A couple of days ago, someone society tells me I should respect told me – in not so many words – that I’ll never know what love is because I haven’t given birth. It was one of those ‘what the fuck?’ moments.
I knew she had a bit of an attitude that ‘a mother’s love for her children is a special kind of love’, but her assertion that a mother couldn’t not love her child, even if she wanted to, is a load of crap. Mothers abandon their children all the time. OK, perhaps not as often as fathers do, but I can’t even say that with any certainty since society often forces fathers to leave their children by awarding sole custody to the mother.
As someone who is childfree by choice (and the phrase means exactly what it says – someone who has chosen not to have children), the attitude of some people that I will never experience ‘real’ love pisses me off. What about those women who adopt children? Is the love not the same simply because they don’t share some DNA?
In all honesty, I have a problem with the idea of love as a feeling. Attachment is caused by hormones, specifically oxytocin, which is sometimes known as the ‘cuddle hormone’ because its release is often triggered by physical contact, as well as sex and … oh, hang on a moment. That’s right, childbirth. In fact, oxytocin is at particularly high levels during the latter stages of pregnancy, through labour, and for some time afterwards. It’s important that a mother bonds with her child because human young are dependent on their mothers for a long time, so it makes sense that high levels of a hormone that promotes bonding at such a critical time have been positively selected by the evolutionary process.
Also, high levels of a particular endorphin are found during labour, which makes sense because endorphins are the body’s natural painkillers, and labour is – from what I’m told – a particularly painful process. The effect endorphins have on pain is not to make it go away, however. They’re like the body’s natural morphine (except many times more powerful). They don’t stop the pain, but they do make you feel really good while it’s happening.
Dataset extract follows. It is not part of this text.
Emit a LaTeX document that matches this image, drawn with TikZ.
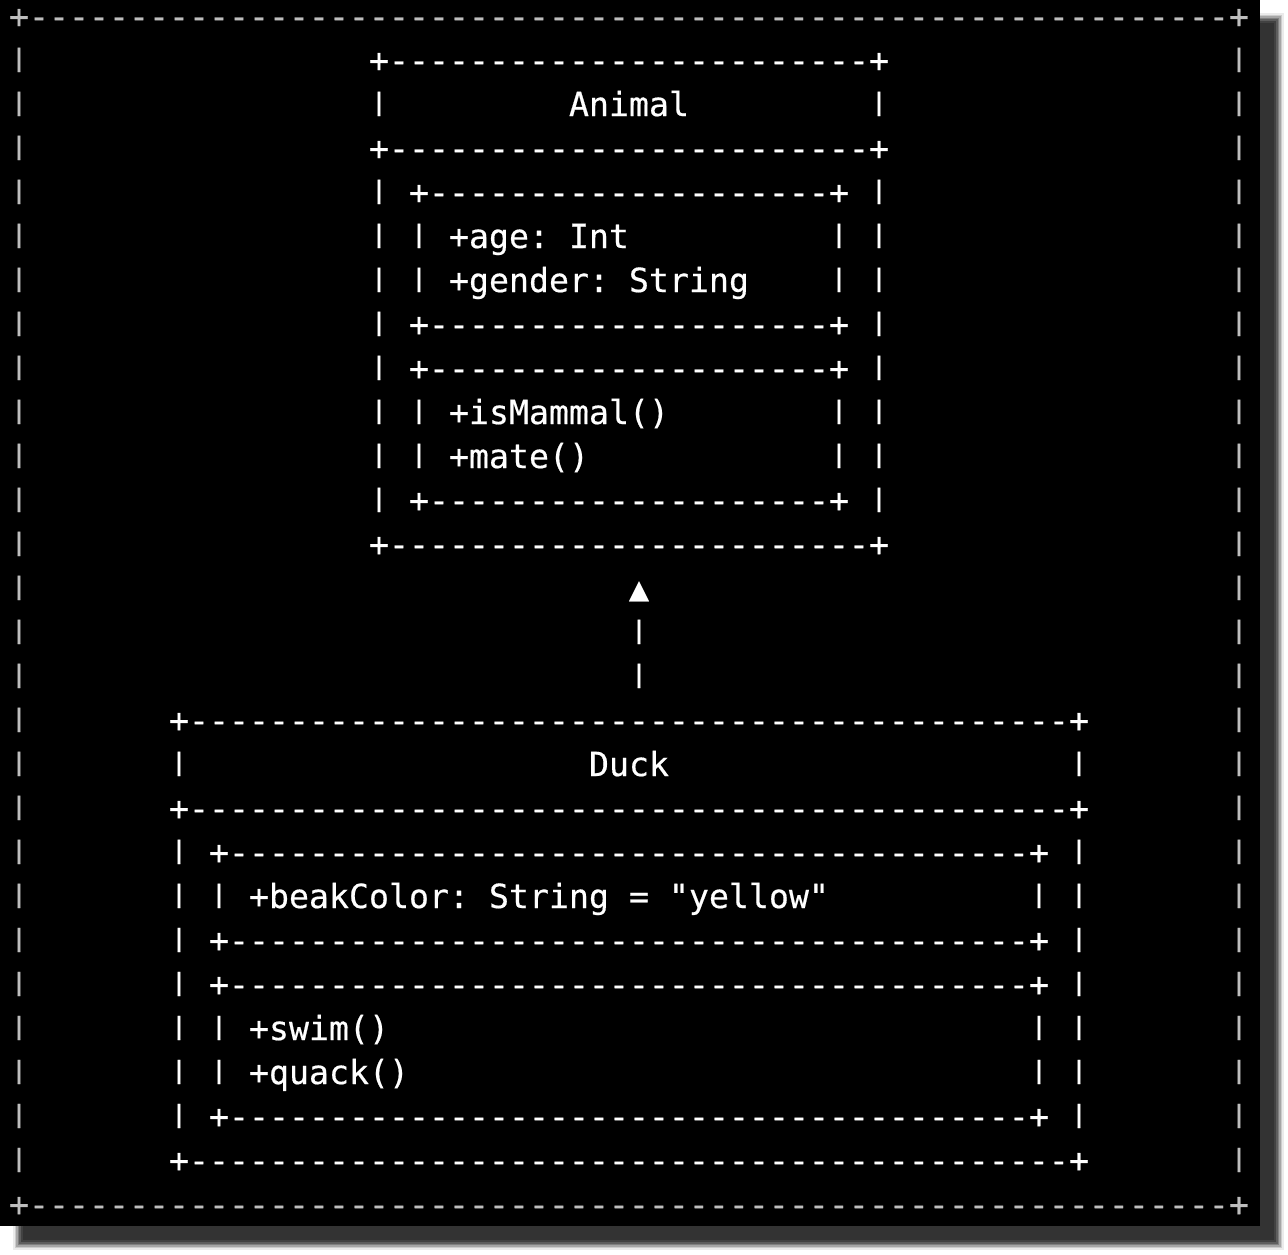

So, during childbirth, women’s bodies are flooded with two very powerful hormones, one that encourages bonding and one that makes them feel good. There you have the source of the special love a mother feels for her child. Hormones. A simple, biological process.
It’s interesting to note here that women who don’t experience a natural birth – and this doesn’t always mean having a caesarean; it can simply mean receiving large amounts of pain relief – are more likely to struggle with feeling they don’t love their babies ‘enough’. And that makes sense, doesn’t it? Messing with the natural birth process interrupts the natural release of hormones. (This isn’t intended as a judgement against women who can’t give birth naturally. If it’s a choice between a caesarean or likely loss of life, then having to work harder at the bonding process is the obvious way to go.)
It’s also interesting to note that my mother had a much more difficult pregnancy – and also required intervention during childbirth – with me than she did with my brother. It’s no secret to anyone (except perhaps my mother, herself) that she has a much closer bond with my brother than she’s ever had with me. I have been blamed for this – I’m tempted to say ‘obviously’ – because I was a difficult and rebellious teenager, but by that time the damage was already done. The ‘bonding time’ happened when I was a newborn baby – an innocent. The opportunity was missed long before I was capable of making independent choices.
Not that I blame my mother for the missed opportunity. It was nearly 43 years ago, and much less was known then about the role of hormones in the mother-baby bond. Even with the knowledge we have now, the bond sometimes fails to happen.
What pisses me off is when someone claims that a mother’s love is pure, everlasting, eternal, unbreakable (or some similar shit) when my experience tells me it isn’t. There’s nothing special about a mother’s love. It’s just like any other kind of ‘love’ humans experience – hormones released and neurons firing.
Love is a verb
Understanding it as far as I do – and I suppose I should ‘blame’ my study of psychology for that – makes me rather cynical of the love experience. I prefer to look at love in terms of what we do. Do we act in a loving way? Or do we claim perfect, unbreakable love, while our actions tell another story?
I found Sam at the side of a main road in August 1999, and my love for him grew, over the years we were together, until it reached that perfect, unbreakable state that mothers smugly claim is only possible for one you have given birth to. And yet Sam and I didn’t share a single strand of DNA. We weren’t even the same species. I didn’t push him out of my womb while my body was flooded with bonding and feel-good hormones, but I still loved him.
And today, 3 years after a brain tumour claimed his life – one of the few things I couldn’t protect him against – I can still remind myself that I never let him down. Every choice I made, from the moment I first saw him to the day I held him in my arms and felt the life slowly drain from his body, was made with his needs in mind, even if it meant a huge sacrifice for me.
So, while you’re sitting there, self-righteously claiming that the love you feel is a special kind of love, exclusive only to one who has given birth, take a good, hard look at yourself, and make sure the love you do meets those same, exacting standards.
(Photo is Sam, in the safe sleeping place he chose during his last weeks of life.)